I don't remember you complaining about your eyes. I'm usually not sensitive to people doing that. I am glad you are getting Lasik because for some reason when people have the opportunity and don't take advantage of that amazing procedure, it feels like a slap in the face...I don't know why...I just feel like if I can't do it to fix my eyes, everybody else should do it for me and fix theirs, so that they can at least be a little happier and healthier. Glad you're doing it.
Someday I'd like to get my eyes done too. It won't happen anytime soon though...That's one of those things I'm going to have to save for - for the rest of my life!
I'm super excited about the upcoming holidays too! I can't wait. It seems like every year Chad and I end up having two seperate Thanksgivings...one with my family (on a tottaly different day) and then one with Chad's family on Thanksgiving Day. Maybe that is why it's my favorite hooliday :)

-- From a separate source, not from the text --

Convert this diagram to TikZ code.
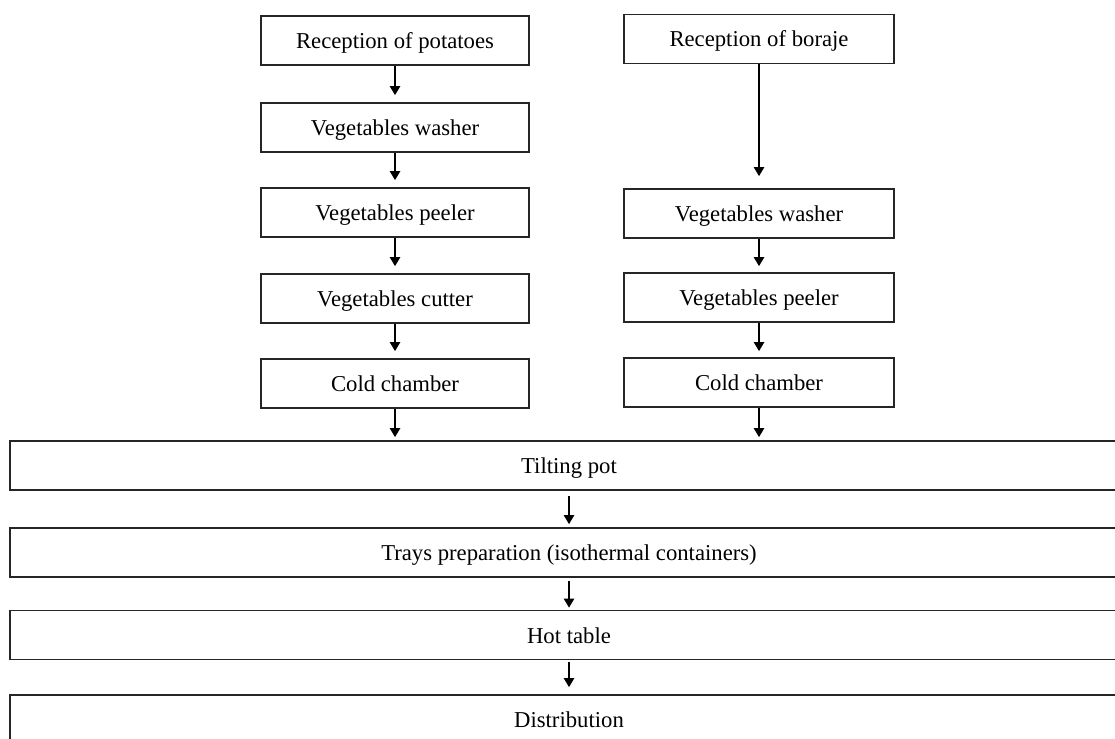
\documentclass[tikz,border=0pt]{standalone}
\usepackage{fontspec}
\setmainfont{Liberation Serif}
\usetikzlibrary{arrows.meta}
\begin{document}
\begin{tikzpicture}[x=1pt,y=-1pt,
  stepbox/.style={draw=black!85, line width=1.6pt, rectangle, inner sep=0pt,
    minimum height=49pt, text height=17pt, text depth=1pt,
    font=\fontsize{22.7}{27}\selectfont},
  colbox/.style={stepbox, minimum width=268pt},
  widebox/.style={stepbox, minimum width=1118pt},
  flow/.style={line width=2.2pt, -{Triangle[length=9pt,width=10pt]}}
]
\useasboundingbox (0,0) rectangle (1115,738);
\clip (0,0) rectangle (1115,738);

% potato line
\node[colbox] (p1) at (395,40.5)  {Reception of potatoes};
\node[colbox] (p2) at (395,127.5) {Vegetables washer};
\node[colbox] (p3) at (395,212.5) {Vegetables peeler};
\node[colbox] (p4) at (395,298.5) {Vegetables cutter};
\node[colbox] (p5) at (395,383.5) {Cold chamber};

% borage line
\node[colbox, minimum width=270pt] (b1) at (759,39)    {Reception of boraje};
\node[colbox, minimum width=270pt] (b2) at (759,213.5) {Vegetables washer};
\node[colbox, minimum width=270pt] (b3) at (759,297.5) {Vegetables peeler};
\node[colbox, minimum width=270pt] (b4) at (759,382.5) {Cold chamber};

% common line
\node[widebox] (w1) at (569,465.5) {Tilting pot};
\node[widebox] (w2) at (569,552.5) {Trays preparation (isothermal containers)};
\node[widebox] (w3) at (569,635)   {Hot table};
\node[widebox] (w4) at (569,719.5) {Distribution};

% connectors
\draw[flow, shorten >=7pt] (p1) -- (p2);
\draw[flow, shorten >=7pt] (p2) -- (p3);
\draw[flow, shorten >=7pt] (p3) -- (p4);
\draw[flow, shorten >=7pt] (p4) -- (p5);
\draw[flow, shorten >=3pt] (p5.south) -- (p5.south |- w1.north);

\draw[flow, shorten >=12pt] (b1) -- (b2);
\draw[flow, shorten >=6pt] (b2) -- (b3);
\draw[flow, shorten >=6pt] (b3) -- (b4);
\draw[flow, shorten >=3pt] (b4.south) -- (b4.south |- w1.north);

\draw[flow, shorten <=5pt, shorten >=3pt] (w1) -- (w2);
\draw[flow, shorten <=3pt, shorten >=2pt] (w2) -- (w3);
\draw[flow, shorten <=2pt, shorten >=7pt] (w3) -- (w4);
\end{tikzpicture}
\end{document}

I'm sorry your eyes have been pooping out on ya lately. That has to be so annoying. I would recommend that you keep up on calling your docotors office. It doesn't hurt to keep trying. Chad's want me to get Lasik done, but this year I was too focused on trying to have kids and decided to put my money towards my laparosic surgery. Guess I need to start saving up my $$$ again.
I love your ornament collection and your family traditions you're going to be starting up. It's never too early to get your kids involved and to start teaching them the "true" meaning of Christmas.